Task directions: In the listing below, locate the lines bearing the word "this". Copy every one of them.

Items:
+++

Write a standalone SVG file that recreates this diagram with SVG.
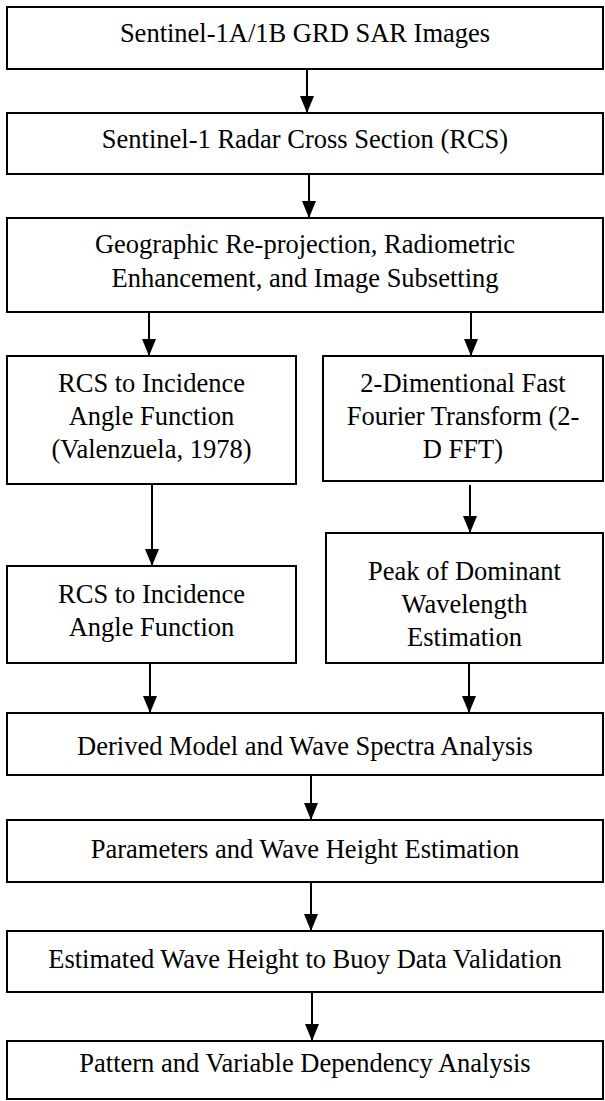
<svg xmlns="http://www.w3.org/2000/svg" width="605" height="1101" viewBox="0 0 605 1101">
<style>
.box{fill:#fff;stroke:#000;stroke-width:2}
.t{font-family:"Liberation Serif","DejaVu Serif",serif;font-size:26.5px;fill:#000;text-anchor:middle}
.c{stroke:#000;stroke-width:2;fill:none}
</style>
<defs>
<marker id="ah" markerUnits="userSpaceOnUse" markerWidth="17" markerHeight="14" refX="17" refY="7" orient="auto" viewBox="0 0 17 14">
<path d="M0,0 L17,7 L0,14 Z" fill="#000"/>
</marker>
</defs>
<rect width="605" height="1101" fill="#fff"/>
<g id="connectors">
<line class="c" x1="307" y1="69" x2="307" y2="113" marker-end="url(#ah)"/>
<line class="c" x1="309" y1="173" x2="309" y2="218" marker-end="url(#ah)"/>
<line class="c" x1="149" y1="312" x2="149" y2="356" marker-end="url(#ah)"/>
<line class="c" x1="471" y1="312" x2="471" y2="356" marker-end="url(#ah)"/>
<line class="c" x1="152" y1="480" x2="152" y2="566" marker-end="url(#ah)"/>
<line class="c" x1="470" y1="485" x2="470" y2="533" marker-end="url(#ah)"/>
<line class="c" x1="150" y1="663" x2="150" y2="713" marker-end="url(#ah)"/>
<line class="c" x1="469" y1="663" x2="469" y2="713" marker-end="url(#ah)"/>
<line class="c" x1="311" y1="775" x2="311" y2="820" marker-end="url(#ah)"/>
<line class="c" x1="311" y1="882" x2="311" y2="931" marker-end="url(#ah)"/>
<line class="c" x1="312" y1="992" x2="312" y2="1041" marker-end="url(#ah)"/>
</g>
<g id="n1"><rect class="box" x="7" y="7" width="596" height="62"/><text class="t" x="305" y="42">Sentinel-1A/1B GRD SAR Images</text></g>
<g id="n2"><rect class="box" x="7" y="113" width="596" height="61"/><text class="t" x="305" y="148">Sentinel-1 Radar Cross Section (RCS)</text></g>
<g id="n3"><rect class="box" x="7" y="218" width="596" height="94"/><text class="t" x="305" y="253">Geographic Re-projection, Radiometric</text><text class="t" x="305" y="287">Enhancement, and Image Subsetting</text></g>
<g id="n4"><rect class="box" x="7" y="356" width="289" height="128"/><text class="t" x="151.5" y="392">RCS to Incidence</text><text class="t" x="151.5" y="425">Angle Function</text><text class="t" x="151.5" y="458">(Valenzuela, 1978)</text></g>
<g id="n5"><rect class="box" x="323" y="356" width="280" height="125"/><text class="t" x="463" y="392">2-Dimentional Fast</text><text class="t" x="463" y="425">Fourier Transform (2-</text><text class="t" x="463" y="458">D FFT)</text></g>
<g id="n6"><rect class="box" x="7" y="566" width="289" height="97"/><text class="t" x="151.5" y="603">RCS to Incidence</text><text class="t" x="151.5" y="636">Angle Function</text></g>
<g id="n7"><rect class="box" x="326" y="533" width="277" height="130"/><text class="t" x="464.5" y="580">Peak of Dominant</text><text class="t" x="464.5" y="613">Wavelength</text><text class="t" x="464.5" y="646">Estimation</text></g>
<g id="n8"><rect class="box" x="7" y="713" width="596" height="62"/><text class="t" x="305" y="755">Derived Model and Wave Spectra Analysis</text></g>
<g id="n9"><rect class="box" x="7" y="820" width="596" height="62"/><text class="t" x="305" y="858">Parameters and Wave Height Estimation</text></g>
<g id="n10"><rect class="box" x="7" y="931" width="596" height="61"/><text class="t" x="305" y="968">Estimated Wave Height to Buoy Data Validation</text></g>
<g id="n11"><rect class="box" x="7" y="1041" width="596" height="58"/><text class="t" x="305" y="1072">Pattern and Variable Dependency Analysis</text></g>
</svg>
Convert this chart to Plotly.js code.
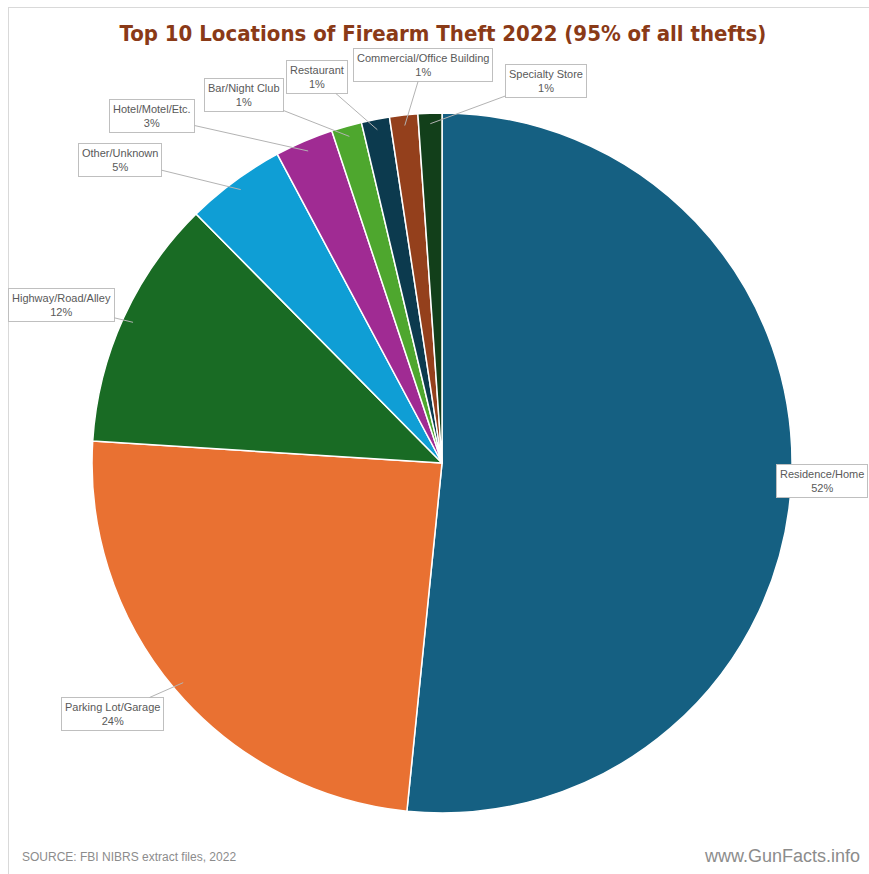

+++

The output:
Write a standalone SVG file that recreates this diagram with SVG.
Convert this chart to Plotly.js code.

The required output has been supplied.